The governor’s office has not signaled whether he will sign the bill. Utah already allows firing-squad executions for those who had the choice before the practice was banned in 2004. In 2010, Utah executed a double murderer by firing squad — only one of three similar executions since 1977. The executed man’s daughter told The Guardian“He told me: ‘I lived by the gun, I murdered with a gun, so I will die by the gun.’” Five anonymous local police officers made up the firing squad; four had rifles with a single bullet, the last had an “ineffective round.” None of the five officers knew who had only fired off the equivalent of a blank.

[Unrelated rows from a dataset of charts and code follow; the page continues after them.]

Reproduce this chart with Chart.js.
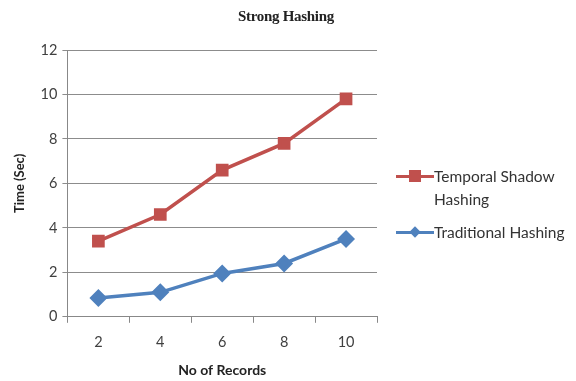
<!DOCTYPE html>
<html>
<head>
<meta charset="utf-8">
<script src="https://cdn.jsdelivr.net/npm/chart.js@4/dist/chart.umd.min.js"></script>
<style>
html,body{margin:0;padding:0;background:#fff;}
#wrap{position:relative;width:576px;height:381px;}
#title{position:absolute;left:0;width:572px;top:8px;text-align:center;font-family:"Liberation Serif",serif;font-weight:bold;font-size:15px;color:#222;letter-spacing:-0.3px;}
#legend{position:absolute;left:396px;top:165px;font-family:Lato,"Open Sans",sans-serif;font-size:15.5px;color:#333;}
.item{display:flex;align-items:flex-start;margin-bottom:10px;}
.key{position:relative;width:38px;height:22px;flex:none;}
.key .ln{position:absolute;left:0;right:0;top:10px;height:3px;}
.key .mk{position:absolute;}
.txt{line-height:23px;}
</style>
</head>
<body>
<div id="wrap">
<canvas id="chart" width="576" height="381"></canvas>
<div id="title">Strong Hashing</div>
<div id="legend"></div>
</div>
<script>
const records=['2','4','6','8','10'];
const temporalShadow=[3.4,4.6,6.6,7.8,9.8];
const traditional=[0.85,1.1,1.95,2.4,3.5];
const seriesNames=['Temporal Shadow Hashing','Traditional Hashing'];
const red='#c0504d', blue='#4f81bd';
const font='Lato, "Open Sans", sans-serif';

const ctx=document.getElementById('chart').getContext('2d');
new Chart(ctx,{
  type:'line',
  data:{labels:records,datasets:[
    {label:seriesNames[0],data:temporalShadow,borderColor:red,backgroundColor:red,borderWidth:3.5,pointStyle:'rect',pointRadius:6.5,pointHoverRadius:6.5},
    {label:seriesNames[1],data:traditional,borderColor:blue,backgroundColor:blue,borderWidth:3.5,pointStyle:'rectRot',pointRadius:6.5,pointHoverRadius:6.5}
  ]},
  options:{
    responsive:false,animation:false,
    layout:{padding:{top:50,right:199,bottom:-2,left:8}},
    plugins:{legend:{display:false},tooltip:{enabled:false}},
    scales:{
      x:{offset:true,
        grid:{offset:true,drawOnChartArea:false,tickLength:6,color:'#888'},
        border:{color:'#888'},
        ticks:{color:'#404040',font:{family:font,size:14.5},padding:11},
        title:{display:true,text:'No of Records',color:'#222',font:{family:font,size:14,weight:'bold'},padding:{top:0}}
      },
      y:{min:0,max:12,
        grid:{color:'#8c8c8c',tickLength:5},
        border:{color:'#888'},
        ticks:{stepSize:2,color:'#404040',font:{family:font,size:14.5},padding:5},
        title:{display:true,text:'Time (Sec)',color:'#222',font:{family:font,size:13,weight:'bold'},padding:{bottom:8}}
      }
    }
  }
});

// legend with wrapped first label
const lg=document.getElementById('legend');
const items=[[red,'rect','Temporal Shadow<br>Hashing'],[blue,'diamond','Traditional Hashing']];
items.forEach(([c,shape,text])=>{
  const mk=shape==='rect'
    ?`<div class="mk" style="left:13px;top:5px;width:12px;height:12px;background:${c}"></div>`
    :`<div class="mk" style="left:15px;top:7px;width:8px;height:8px;background:${c};transform:rotate(45deg)"></div>`;
  lg.insertAdjacentHTML('beforeend',`<div class="item"><div class="key"><div class="ln" style="background:${c}"></div>${mk}</div><div class="txt">${text}</div></div>`);
});
</script>
</body>
</html>
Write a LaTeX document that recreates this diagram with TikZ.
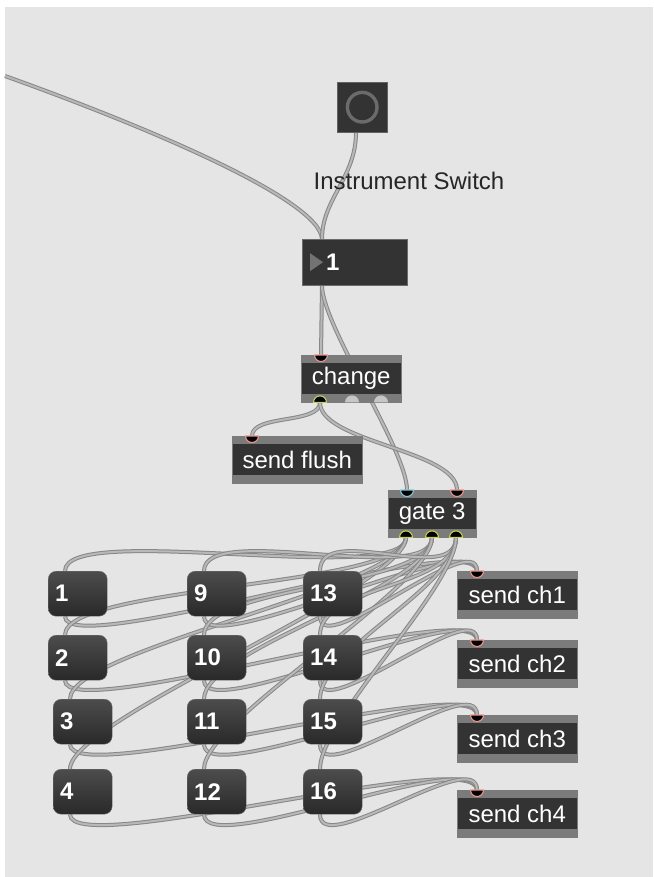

The shortage — and the number of inmates who have died painfully slow deaths because of untested drug cocktails — has led other state legislatures to consider other execution possibilities. A bill that would bring back the electric chair was considered in Virginia — second only to Texas in number of executions — last year. The Alabama state legislature is debating allowing the electric chair right now. Missouri debated bringing back the firing squad last year, as did Wyoming this February.

As of October 2014, there were more than 3,000 Americans on death row across the country. The number of executions taking place is at a 20-year low.

The Utah bill’s sponsor told the Los Angeles Times“Any form of death is obviously a serious subject, so the two reasons I chose it were, obviously, No. 1, that’s what we’ve done in the past, and secondly, out of all the other options, it is the most humane.”